Employee benefit plans
own significant amounts of investments. Pension plans
own more than $4.3 trillion in assets. Plans that meet
numerous and complex tax qualification requirements do
not pay federal income taxes on the income their
investments generate; neither do the plan participants
pay taxes until they receive income in the form of
distributions from the plan. Participants in qualified
health and welfare benefit plans are not taxed on the
value of the benefits provided by the plan. In addition,
some types of employee benefit plans offer participants
tax exclusions for portions of their earnings they
contribute to the plan.
In the early 1970's,
there was great concern when participants in a large
unfunded pension plan lost their benefits due to the
plan sponsor’s bankruptcy. Also, it was not uncommon for
employees who worked many years to find that they could
not receive any of their accumulated plan benefits upon
retirement or termination because of their plans’ strict
vesting schedules. As a result, the Employee Retirement
Income Security Act of 1974 (ERISA) was passed to
provide minimum standards of vesting, funding, and
fiduciary behavior for pension and welfare benefit
plans. ERISA also established the Pension Benefit
Guaranty Corporation to insure benefits in case certain
types of pension plans were unable to meet benefit
obligations.
In addition, ERISA
established record-keeping and financial-reporting
responsibilities for plans and imposed a requirement for
plans with 100 or more participants to have an annual
audit of their financial statements. ERISA gave the
Department of Labor (DOL) and the Internal Revenue
Service (IRS) authority to issue regulations specifying
requirements for the financial records, tax return,
annual report, and audit. Those requirements include
financial statement requirements and audits in
accordance with generally accepted auditing standards (GAAS).
Employee benefit plans
may be broadly classified as either retirement plans or
health and welfare plans.

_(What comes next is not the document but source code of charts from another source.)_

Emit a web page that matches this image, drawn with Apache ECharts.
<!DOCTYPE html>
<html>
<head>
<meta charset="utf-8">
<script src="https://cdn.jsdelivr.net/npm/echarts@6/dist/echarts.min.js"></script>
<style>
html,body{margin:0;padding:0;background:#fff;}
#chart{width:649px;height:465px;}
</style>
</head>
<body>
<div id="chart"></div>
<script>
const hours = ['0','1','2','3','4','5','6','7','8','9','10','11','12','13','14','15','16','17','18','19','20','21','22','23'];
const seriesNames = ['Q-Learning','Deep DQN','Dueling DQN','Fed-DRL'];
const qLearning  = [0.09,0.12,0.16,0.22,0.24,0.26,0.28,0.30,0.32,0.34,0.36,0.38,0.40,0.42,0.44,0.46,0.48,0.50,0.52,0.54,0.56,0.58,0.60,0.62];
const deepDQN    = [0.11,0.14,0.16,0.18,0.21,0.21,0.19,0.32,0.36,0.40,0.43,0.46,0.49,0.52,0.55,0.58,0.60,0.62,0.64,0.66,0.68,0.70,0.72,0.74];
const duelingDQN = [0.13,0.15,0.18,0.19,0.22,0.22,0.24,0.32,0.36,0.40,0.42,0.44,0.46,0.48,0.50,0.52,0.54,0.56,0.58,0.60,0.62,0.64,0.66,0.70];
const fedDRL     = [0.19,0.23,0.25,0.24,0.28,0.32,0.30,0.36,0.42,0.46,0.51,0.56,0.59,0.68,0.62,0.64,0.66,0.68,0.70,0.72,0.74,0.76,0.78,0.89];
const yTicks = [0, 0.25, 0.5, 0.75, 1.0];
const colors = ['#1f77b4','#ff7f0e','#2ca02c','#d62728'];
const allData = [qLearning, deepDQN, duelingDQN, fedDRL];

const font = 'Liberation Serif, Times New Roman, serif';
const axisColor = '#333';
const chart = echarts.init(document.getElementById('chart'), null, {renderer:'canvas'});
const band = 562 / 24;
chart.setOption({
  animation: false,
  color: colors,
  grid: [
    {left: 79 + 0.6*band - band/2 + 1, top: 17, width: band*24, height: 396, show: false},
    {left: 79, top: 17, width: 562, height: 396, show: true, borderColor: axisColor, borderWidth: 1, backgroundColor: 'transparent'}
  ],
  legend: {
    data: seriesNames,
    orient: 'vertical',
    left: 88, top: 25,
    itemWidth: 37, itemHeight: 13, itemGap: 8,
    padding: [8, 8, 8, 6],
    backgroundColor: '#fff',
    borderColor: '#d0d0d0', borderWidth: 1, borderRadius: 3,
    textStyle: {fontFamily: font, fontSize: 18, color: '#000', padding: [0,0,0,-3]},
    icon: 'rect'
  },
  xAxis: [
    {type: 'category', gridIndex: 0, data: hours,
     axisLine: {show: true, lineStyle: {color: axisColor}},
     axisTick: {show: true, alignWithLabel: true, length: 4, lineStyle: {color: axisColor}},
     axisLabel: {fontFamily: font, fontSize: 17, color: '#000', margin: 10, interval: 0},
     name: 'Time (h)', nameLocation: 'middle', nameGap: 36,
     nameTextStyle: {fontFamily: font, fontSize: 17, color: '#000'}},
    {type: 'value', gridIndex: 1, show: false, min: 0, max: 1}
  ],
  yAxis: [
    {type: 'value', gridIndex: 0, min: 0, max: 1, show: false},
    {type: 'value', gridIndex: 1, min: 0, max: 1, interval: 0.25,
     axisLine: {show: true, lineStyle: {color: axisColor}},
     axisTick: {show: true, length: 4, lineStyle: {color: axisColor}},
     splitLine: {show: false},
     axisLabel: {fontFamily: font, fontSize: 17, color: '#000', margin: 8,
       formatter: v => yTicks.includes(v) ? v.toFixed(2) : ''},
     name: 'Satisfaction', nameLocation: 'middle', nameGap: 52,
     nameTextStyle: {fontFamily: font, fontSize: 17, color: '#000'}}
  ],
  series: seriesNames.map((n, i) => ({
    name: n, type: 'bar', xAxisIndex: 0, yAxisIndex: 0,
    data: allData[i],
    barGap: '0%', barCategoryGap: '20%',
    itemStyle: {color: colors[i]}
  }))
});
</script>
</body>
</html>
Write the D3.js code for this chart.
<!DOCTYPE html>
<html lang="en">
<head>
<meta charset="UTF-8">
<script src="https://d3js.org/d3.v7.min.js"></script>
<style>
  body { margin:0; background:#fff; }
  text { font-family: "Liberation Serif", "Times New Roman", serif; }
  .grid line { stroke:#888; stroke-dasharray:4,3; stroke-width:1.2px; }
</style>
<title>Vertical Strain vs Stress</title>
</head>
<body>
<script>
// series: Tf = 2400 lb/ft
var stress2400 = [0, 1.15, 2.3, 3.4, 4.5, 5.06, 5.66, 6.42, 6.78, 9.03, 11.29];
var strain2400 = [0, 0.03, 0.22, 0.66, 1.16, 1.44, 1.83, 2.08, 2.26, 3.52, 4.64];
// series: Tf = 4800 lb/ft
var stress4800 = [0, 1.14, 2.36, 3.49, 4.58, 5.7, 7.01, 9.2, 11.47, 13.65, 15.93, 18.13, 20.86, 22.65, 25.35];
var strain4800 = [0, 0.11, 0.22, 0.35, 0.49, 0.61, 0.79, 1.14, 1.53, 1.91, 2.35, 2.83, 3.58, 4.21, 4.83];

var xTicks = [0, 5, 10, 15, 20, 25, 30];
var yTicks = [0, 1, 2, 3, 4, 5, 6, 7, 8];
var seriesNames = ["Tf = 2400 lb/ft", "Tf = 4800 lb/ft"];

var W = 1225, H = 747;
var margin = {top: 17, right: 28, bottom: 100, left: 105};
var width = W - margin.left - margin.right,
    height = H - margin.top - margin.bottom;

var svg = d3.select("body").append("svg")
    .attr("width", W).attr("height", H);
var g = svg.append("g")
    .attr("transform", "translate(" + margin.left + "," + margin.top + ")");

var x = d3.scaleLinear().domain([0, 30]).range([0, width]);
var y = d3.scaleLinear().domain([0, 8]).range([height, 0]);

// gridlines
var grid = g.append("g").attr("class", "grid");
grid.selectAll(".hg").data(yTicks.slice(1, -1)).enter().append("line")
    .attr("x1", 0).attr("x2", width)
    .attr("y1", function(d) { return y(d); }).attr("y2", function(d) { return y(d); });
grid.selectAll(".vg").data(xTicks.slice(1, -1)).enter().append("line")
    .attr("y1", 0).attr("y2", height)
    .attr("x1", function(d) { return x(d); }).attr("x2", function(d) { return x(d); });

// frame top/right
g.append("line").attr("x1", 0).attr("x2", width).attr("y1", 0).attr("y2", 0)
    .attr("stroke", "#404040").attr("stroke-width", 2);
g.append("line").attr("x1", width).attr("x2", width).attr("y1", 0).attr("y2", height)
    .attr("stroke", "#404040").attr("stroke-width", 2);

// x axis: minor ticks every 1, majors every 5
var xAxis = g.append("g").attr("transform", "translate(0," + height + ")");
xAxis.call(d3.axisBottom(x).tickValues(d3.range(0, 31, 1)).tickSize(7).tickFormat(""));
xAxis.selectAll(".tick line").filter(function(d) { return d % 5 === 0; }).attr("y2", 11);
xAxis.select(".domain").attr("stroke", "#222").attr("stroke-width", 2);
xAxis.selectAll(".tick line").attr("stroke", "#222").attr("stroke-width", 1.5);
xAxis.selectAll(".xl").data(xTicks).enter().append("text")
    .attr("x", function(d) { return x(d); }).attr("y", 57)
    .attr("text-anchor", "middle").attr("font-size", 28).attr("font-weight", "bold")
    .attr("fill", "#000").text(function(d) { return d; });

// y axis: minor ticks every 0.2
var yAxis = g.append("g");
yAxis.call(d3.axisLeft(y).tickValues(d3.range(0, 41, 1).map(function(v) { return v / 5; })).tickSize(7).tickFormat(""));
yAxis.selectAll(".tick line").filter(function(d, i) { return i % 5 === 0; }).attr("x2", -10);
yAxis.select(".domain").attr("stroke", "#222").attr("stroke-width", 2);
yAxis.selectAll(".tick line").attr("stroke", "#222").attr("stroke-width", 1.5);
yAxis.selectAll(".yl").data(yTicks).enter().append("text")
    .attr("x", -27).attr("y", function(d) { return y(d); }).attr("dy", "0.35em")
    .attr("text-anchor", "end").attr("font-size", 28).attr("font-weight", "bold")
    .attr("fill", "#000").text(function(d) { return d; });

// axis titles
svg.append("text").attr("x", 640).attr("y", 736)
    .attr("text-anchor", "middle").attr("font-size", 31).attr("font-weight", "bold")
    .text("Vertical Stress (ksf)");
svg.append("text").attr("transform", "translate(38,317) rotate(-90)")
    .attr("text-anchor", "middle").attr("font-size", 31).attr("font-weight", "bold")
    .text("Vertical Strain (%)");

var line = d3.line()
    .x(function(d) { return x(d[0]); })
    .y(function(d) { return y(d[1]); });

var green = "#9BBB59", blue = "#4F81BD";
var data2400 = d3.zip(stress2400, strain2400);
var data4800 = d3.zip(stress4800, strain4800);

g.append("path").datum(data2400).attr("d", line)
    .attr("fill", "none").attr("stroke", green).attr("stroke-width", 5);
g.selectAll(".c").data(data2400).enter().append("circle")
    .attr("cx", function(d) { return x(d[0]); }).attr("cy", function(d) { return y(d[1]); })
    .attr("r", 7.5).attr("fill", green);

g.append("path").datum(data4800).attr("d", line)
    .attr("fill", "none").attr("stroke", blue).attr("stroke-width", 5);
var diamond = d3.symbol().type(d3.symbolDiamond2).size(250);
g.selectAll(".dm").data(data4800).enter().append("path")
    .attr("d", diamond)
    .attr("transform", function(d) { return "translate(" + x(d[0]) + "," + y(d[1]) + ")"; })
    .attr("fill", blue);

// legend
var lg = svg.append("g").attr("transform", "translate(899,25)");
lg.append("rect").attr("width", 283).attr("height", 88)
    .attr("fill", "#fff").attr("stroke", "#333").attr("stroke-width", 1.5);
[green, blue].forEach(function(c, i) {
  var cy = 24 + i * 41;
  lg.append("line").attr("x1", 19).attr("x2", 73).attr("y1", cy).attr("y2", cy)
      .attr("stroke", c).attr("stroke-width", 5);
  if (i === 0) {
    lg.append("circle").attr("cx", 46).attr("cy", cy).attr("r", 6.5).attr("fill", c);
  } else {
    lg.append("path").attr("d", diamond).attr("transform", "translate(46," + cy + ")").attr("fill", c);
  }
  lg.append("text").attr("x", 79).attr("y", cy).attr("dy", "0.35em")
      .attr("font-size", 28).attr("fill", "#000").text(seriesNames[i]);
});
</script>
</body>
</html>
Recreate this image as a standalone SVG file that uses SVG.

Each of these two categories
may include either defined benefit or defined
contribution plans. For example, a retirement plan may
be either a defined benefit retirement plan (typically
called a pension plan) or a defined contribution plan.
There are several specific types of defined contribution
plans, such as profit-sharing plans, employee stock
ownership plans (ESOPs), and 401(k) plans. Health and
welfare plans may also be defined benefit or defined
contribution plans and may include specific types such
as medical, disability, or life insurance plans.